(director: D. Ross Lederman; screenwriter: Randall Faye/from the story by Randall Faye; cinematographer: Elmer Dyer/Benjamin Kline; editors: Otto Meyer/Gene Milford; music: Irving Bibo/Sam Perry; cast: Buck Jones (Cuthbert Chauncy Dale), Ethel Kenyon (Lou Preston), Wallace McDonald (Starrett – Stage Robber), Philo McCullough (Mac – Fall City Sheriff), Al Smith (Joe Moore), John Oscar (Olaf ‘Swede’ Hanson), Fred Burns (Prestonville Sheriff), Robert Kortman (Bill Saunders); Runtime: 60; MPAA Rating: NR; producer: Harry Cohn; Sony Pictures Television International; 1931)
“A watchable Western programmer, with good action scenes.”
Reviewed by Dennis Schwartz
David Ross Lederman (“McKenna of the Mounted”/”The Range Feud”/”The Riding Tornado”) helms this routine B Western from the early days of talkies. Randall Faye adapts it from his own story. It’s a watchable Western programmer, with good action scenes.

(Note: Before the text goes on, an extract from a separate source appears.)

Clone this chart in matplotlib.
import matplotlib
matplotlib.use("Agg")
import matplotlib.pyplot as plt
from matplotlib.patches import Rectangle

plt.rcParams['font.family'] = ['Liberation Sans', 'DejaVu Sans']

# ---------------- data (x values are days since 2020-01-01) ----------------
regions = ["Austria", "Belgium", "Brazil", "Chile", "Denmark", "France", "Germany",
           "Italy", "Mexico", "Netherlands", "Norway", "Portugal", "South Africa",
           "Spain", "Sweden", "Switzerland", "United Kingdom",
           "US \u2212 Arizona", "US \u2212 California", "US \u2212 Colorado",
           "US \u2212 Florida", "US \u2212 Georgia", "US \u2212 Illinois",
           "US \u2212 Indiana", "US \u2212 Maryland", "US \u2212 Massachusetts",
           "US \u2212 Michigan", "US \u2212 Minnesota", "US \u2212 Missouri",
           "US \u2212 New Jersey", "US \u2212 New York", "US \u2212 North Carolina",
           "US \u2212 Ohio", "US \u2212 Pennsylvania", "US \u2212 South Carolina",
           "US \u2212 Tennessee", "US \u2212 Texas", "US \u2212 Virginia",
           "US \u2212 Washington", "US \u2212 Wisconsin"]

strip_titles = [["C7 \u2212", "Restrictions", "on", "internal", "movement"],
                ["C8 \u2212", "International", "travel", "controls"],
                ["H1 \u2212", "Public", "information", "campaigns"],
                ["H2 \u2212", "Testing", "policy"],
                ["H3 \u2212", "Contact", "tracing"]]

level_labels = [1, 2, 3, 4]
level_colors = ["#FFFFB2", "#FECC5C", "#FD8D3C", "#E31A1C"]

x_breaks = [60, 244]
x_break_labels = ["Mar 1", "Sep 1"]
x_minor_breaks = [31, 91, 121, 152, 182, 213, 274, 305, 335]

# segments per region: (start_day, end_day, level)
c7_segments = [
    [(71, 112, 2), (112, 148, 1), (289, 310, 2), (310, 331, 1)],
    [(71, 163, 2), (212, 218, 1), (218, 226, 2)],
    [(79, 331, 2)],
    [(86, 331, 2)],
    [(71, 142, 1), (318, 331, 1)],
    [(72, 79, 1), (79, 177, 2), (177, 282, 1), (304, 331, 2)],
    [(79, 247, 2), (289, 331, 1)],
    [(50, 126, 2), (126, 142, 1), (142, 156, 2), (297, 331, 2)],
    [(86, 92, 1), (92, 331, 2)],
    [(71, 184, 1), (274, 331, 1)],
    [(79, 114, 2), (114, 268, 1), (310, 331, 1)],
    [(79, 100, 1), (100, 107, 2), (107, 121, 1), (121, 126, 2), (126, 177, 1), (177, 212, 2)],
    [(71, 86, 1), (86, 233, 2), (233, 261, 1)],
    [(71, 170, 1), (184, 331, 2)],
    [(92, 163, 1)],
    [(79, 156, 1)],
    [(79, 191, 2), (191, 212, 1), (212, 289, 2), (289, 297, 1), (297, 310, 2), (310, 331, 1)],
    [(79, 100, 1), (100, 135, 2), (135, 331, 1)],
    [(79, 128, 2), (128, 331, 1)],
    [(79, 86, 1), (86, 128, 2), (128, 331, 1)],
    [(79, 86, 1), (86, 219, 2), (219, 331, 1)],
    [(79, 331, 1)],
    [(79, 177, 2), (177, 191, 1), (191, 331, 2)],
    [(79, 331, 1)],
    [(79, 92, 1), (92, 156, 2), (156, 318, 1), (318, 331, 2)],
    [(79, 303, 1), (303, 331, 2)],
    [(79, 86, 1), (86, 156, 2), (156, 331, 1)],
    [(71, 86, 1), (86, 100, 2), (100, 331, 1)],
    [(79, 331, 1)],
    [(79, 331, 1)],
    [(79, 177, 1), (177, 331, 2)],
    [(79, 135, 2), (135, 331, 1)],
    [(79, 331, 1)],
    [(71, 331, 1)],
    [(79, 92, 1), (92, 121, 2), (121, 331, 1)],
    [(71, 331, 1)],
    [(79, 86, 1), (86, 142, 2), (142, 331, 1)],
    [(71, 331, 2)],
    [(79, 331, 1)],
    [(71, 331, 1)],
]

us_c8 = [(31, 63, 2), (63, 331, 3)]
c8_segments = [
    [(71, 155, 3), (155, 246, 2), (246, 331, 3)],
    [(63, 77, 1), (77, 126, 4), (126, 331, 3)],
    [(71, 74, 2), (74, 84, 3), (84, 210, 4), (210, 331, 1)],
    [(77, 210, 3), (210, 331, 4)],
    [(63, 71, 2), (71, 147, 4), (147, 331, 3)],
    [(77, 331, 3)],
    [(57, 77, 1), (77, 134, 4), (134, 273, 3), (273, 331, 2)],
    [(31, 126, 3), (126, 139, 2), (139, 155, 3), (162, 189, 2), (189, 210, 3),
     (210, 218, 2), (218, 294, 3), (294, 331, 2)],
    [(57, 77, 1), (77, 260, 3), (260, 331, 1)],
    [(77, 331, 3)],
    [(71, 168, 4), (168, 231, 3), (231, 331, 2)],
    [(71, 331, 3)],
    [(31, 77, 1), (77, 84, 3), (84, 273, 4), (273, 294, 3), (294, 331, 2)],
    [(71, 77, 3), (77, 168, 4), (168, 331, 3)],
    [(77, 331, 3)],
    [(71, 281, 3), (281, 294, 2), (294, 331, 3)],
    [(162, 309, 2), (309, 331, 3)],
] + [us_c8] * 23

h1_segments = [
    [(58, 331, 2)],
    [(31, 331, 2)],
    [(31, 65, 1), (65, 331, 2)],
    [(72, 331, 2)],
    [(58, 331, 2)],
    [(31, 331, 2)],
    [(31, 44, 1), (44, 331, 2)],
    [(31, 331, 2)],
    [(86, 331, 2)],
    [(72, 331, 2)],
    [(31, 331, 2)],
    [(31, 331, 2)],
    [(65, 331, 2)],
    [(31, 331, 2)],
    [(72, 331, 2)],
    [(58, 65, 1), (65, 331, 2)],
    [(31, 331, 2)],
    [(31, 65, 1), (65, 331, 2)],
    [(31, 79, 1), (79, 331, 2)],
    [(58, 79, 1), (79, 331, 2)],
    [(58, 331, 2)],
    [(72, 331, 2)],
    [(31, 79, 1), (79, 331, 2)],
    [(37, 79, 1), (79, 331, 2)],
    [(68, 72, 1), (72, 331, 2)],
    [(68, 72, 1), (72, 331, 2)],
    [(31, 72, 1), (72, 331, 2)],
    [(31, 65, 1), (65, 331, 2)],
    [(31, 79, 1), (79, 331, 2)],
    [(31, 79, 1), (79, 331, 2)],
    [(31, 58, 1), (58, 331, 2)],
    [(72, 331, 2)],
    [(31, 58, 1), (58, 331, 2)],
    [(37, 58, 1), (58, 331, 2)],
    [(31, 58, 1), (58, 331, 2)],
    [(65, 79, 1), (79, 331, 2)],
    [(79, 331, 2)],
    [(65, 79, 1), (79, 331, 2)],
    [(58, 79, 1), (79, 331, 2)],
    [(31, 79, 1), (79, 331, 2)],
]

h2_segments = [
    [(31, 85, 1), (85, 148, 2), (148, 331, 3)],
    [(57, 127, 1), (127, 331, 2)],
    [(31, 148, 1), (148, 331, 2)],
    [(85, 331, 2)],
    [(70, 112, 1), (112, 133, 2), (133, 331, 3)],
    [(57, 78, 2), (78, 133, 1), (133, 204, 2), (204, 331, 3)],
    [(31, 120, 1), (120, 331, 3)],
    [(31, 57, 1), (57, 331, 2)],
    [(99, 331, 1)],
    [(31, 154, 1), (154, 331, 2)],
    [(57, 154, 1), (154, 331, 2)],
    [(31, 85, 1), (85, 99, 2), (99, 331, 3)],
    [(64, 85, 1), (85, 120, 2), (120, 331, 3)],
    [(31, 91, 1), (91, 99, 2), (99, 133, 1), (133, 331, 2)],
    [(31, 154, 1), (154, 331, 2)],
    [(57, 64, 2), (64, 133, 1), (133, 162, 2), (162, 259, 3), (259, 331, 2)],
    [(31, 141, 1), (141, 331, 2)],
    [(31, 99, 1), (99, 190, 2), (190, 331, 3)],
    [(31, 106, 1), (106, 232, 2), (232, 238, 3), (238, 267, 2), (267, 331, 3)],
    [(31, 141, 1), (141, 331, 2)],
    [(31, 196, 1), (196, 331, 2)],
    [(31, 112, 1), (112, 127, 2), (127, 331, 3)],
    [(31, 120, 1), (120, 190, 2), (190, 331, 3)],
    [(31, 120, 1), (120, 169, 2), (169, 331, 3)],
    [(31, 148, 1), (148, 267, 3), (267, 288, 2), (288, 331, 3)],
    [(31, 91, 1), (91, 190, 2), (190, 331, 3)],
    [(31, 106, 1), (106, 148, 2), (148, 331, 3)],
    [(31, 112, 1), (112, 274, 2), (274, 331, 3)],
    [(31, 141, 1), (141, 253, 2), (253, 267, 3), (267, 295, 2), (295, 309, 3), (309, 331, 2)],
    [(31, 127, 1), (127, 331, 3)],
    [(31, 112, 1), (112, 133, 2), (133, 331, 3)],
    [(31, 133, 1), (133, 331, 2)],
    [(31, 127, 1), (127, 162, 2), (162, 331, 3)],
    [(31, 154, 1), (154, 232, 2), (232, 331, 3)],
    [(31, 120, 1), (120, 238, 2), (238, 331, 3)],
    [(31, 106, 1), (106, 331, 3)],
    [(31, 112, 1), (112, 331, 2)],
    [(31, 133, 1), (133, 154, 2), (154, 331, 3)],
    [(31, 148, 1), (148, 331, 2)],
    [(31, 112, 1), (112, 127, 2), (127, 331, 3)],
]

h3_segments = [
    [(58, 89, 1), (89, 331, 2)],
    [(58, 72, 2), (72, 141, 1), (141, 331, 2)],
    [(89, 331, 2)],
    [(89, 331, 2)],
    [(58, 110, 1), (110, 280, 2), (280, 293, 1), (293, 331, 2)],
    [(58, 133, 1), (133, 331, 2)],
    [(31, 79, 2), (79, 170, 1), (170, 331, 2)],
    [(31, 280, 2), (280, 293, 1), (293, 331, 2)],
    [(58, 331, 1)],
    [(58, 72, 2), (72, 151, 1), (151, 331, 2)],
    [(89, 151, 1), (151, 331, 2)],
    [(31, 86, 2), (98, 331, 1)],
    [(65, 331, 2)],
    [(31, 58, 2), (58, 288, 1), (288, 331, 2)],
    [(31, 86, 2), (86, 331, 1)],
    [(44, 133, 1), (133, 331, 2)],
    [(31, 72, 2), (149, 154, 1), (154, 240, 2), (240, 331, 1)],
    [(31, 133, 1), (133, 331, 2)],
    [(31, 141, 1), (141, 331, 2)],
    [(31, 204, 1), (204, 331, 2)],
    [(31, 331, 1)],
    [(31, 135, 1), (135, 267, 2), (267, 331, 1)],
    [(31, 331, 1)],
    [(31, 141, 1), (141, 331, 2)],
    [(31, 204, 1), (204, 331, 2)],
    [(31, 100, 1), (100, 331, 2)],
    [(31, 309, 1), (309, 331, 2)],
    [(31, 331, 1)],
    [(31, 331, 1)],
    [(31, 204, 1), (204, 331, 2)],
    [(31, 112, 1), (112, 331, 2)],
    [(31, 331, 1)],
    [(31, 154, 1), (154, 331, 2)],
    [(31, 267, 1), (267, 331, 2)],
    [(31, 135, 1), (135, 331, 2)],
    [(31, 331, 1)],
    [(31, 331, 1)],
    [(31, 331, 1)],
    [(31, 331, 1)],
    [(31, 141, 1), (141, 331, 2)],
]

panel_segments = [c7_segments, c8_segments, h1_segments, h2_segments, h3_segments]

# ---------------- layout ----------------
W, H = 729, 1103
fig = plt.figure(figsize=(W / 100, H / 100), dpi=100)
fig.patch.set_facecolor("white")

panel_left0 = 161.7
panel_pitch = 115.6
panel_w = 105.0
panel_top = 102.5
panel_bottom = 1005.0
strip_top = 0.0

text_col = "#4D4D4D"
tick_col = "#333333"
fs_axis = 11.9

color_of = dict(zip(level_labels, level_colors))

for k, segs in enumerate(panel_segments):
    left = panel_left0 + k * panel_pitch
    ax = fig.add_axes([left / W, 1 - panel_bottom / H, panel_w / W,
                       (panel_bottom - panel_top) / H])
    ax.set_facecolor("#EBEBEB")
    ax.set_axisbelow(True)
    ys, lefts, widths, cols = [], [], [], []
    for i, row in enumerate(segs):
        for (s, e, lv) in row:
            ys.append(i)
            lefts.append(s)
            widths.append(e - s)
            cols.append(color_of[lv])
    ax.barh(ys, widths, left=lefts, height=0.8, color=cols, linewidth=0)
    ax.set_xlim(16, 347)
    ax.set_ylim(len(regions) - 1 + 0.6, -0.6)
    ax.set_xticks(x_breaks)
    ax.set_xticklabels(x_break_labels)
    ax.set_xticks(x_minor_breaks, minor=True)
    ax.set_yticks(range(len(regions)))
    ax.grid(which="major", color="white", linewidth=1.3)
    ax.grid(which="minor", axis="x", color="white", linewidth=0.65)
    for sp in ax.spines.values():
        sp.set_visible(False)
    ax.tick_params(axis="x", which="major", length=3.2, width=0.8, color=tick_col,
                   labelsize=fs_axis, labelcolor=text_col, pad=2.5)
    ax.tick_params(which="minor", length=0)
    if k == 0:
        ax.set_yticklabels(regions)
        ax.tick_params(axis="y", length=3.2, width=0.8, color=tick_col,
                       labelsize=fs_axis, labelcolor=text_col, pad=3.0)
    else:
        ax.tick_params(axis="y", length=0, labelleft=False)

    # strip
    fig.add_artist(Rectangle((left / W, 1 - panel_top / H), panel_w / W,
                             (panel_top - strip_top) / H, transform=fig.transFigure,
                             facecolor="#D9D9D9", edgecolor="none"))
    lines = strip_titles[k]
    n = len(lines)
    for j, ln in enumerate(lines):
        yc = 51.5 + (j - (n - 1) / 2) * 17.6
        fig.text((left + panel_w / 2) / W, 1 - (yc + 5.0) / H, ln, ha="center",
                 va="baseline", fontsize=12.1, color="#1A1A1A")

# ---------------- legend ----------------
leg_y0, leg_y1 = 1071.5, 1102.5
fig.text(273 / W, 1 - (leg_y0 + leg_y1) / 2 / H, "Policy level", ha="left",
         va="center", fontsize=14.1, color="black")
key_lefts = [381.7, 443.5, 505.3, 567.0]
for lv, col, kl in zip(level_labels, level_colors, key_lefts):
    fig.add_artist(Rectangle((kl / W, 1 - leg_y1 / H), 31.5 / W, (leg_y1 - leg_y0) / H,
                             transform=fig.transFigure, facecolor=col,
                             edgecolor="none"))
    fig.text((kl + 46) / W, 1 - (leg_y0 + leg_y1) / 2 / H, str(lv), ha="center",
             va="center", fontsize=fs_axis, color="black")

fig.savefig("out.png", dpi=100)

Cuthbert Chauncey Dale (Buck Jones) and his sidekick “Swede” (John Oscar) are riding to the ranch Chauncy just inherited when they witness a stagecoach hold-up, but the lone gunman escapes stealing only a watch but leaving the loot behind. Chauncey and “Swede” are accused of the crime and get arrested, but escape. Starrett (Wallace MacDonald) was the actual hold-up man, and he befriends Chauncey and gets hired to work on the rundown ranch. The neighboring fancy big spread Preston ranch is run by the young headstrong Lou Preston (Ethel Kenyon). She gets into a tussle with Chauncey over land rights and gets kicked off his spread. Her jealous foreman Joe Moore (Al Smith), who has romantic designs on Lou, mistakes the feud for a lover’s spat. Chauncey mortgages the ranch to buy cattle, but the crooked Moore arranges for him to buy stolen cattle from the Preston ranch from his henchman Bill Saunders (Robert Kortman). Lou mistakes her new neighbor for being a rustler and gives him 24 hours to leave. Moore is not satisfied with that and instigates a lynching party for Chauncey and Olaf. Lou gets the sheriff, and Starrett fights with Chauncey. In the end, everything gets straightened out as a witness to the stagecoach robbery points out the real robber and Lou embraces Chauncey.